(Herald Tribune) -An online sex video featuring a popular young TV star has riveted the nation for more than a week now, much as Hilton's notorious clip seized worldwide attention when it hit the Internet a few years ago.
But unlike the American celebrity, the 19-year-old woman at the center of Vietnam's sex scandal had cultivated a good-girl image. And unlike Hilton, Hoang Thuy Linh will not be able to capitalize on her newfound notoriety.
Thuy Linh's show has been canceled and her career is over, capped by a tearful farewell on national television during which she apologized for disgracing her family and disappointing her fans, most of them high-school girls.

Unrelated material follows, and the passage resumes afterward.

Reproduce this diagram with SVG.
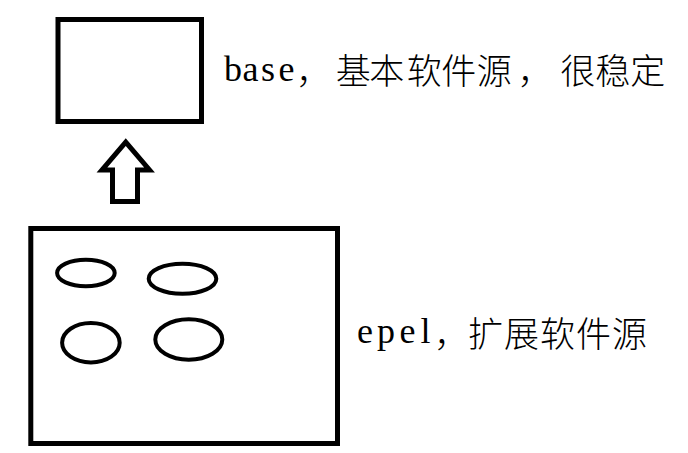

Her fall from grace has highlighted the generational fault lines in Vietnam, a sexually conservative culture within which women have been taught to remain chaste until marriage and stay true to one man - no matter how many times he cheats.
Like everything else in this booming country, ideas about sex and gender roles are quickly changing as satellite TV and the Internet bring Western influences to a society long cut off by war and economic isolation.
But for many in Communist Vietnam, new ideas about free love are much harder to accept than the free market. And unlike men, women who break the old sexual taboos are not easily forgiven.
"Kids today are crazy," said Nguyen Thi Khanh, 49, a Hanoi junior high school teacher. "They often exceed the limits of morality. They have sex and fall in love when they're much too young."
In the old days, Khanh said, a woman who had sex before marriage would be ostracized - and rightfully so.
"A good girl must keep herself clean until she is married," Khanh said. "Thuy Linh should be condemned. If I ever see her again on TV, I will turn it off."
In "Vang Anh's Diaries," Thuy Linh portrayed an earnest high school girl, modern and stylish but determined to uphold the traditional virtues of "cong," "dung," "ngon" and "hanh," which promote women as tidy, charming, soft-spoken and chaste.
Then the 16-minute video hit the Internet on Oct. 15 featuring Thuy Linh in bed with her former boyfriend, both apparently aware that they were on camera.
Ever since, the video has been the talk of Vietnam, where people secretly watch it at work, e-mail the Internet link to their friends and talk about it in the country's ubiquitous sidewalk cafes.
"Have you seen the clip yet?" has become a common greeting, to which the answer is almost invariably, "Yes."
Members of Vietnam's National Assembly were overheard gossiping about it last week at the opening of the new legislative session.
Vietnam's state-owned television station VTV-3 promptly canceled "Vang Anh's Diaries" after broadcasting Thuy Linh's humiliating farewell on Oct. 15.
"I made a mistake, a terrible mistake," said the doe-faced teen, confessing that she had not been able to sleep because of the scandal.